Et ces deux cercueils entrent, mercredi 21 février, au Panthéon.

C'est une émotion... Ce n'est pas possible. Je suis heureux pour ma famille, je suis heureux pour moi, bien sûr, mais je suis surtout content pour mes copains. C'est à eux que je pense. Je suis soit disant le dernier. J'étais un des premiers, je suis soi-disant le dernier. Je vais d'ailleurs faire la connaissance d'un autre résistant, on va se rencontrer, il a le même âge que moi et il a été, lui, un Franc-Tireur.

Si vous aviez pu souffler quelques mots à l'oreille de Missak et Mélinée Manouchian au moment de leur entrée au Panthéon, vous leur diriez quoi ?

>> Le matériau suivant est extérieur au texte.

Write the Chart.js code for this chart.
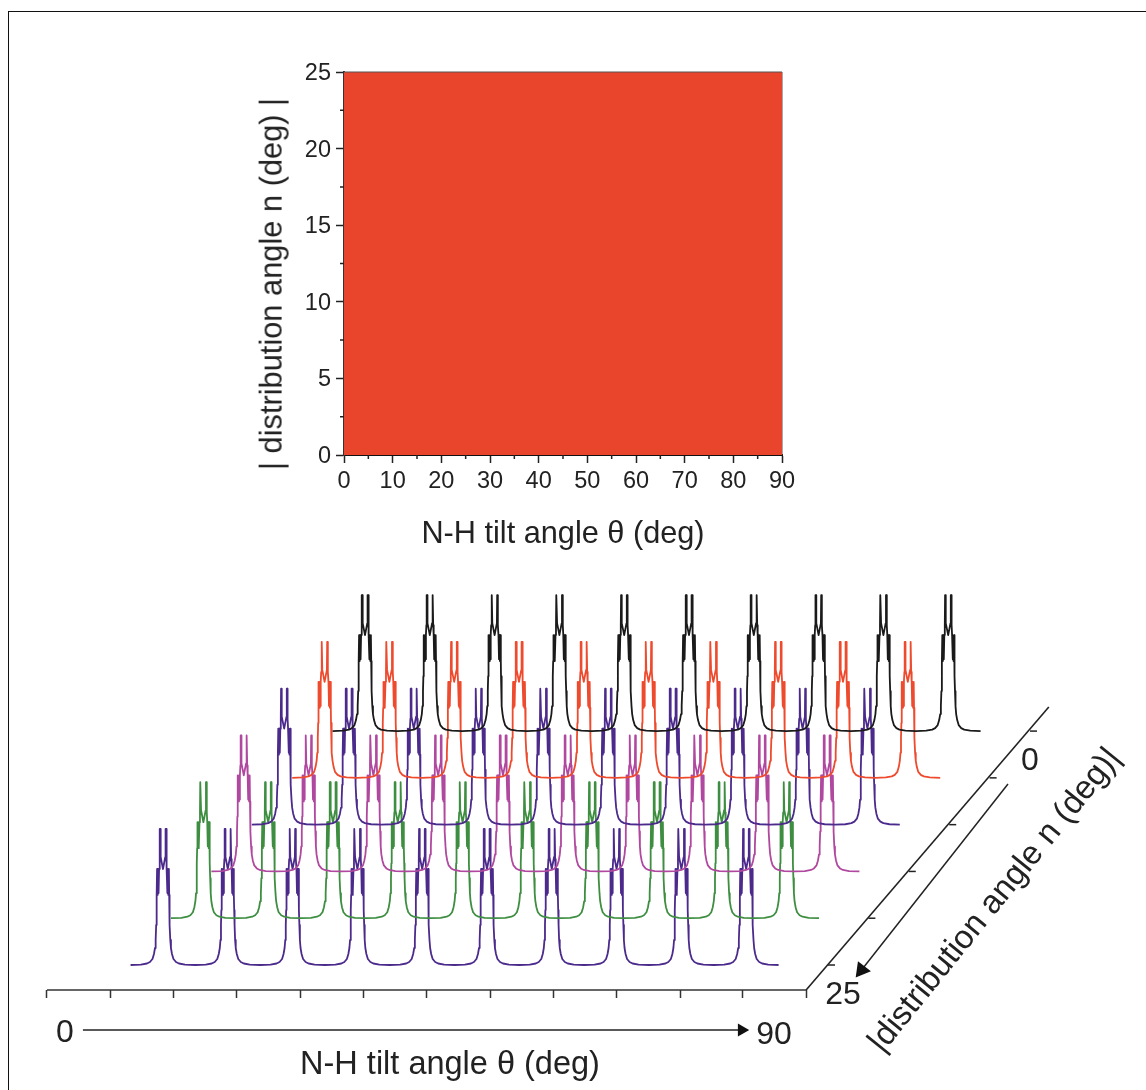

Je leur dirais bravo. C'est un homme d'une intelligence remarquable. Quand je pense que c'est un poète, un type qui a aimé la France, qui l'a dit, qui s'est battu pour elle, comme nous tous... C'est très émouvant. C'est une récompense que je n'avais jamais imaginée. Je n'ai pas fait ça pour avoir des médailles, je l'ai fait parce que j'étais Français et que j'aimais la France. Comme eux. Et puis voilà. Vous savez, pendant la guerre, tout à fait au début, dans mon quartier, qui est maintenant Stalingrad, on m'a souvent traité de sale Juif. Ma grande fierté, ça a été le jour de la Libération de Paris, quand on m'avait vu sur une barricade et que je suis rentré avec ma mitraillette sur l'épaule, ceux qui m'avaient traité de sale Juif m'ont applaudi dans la rue. C'est des moments inoubliables.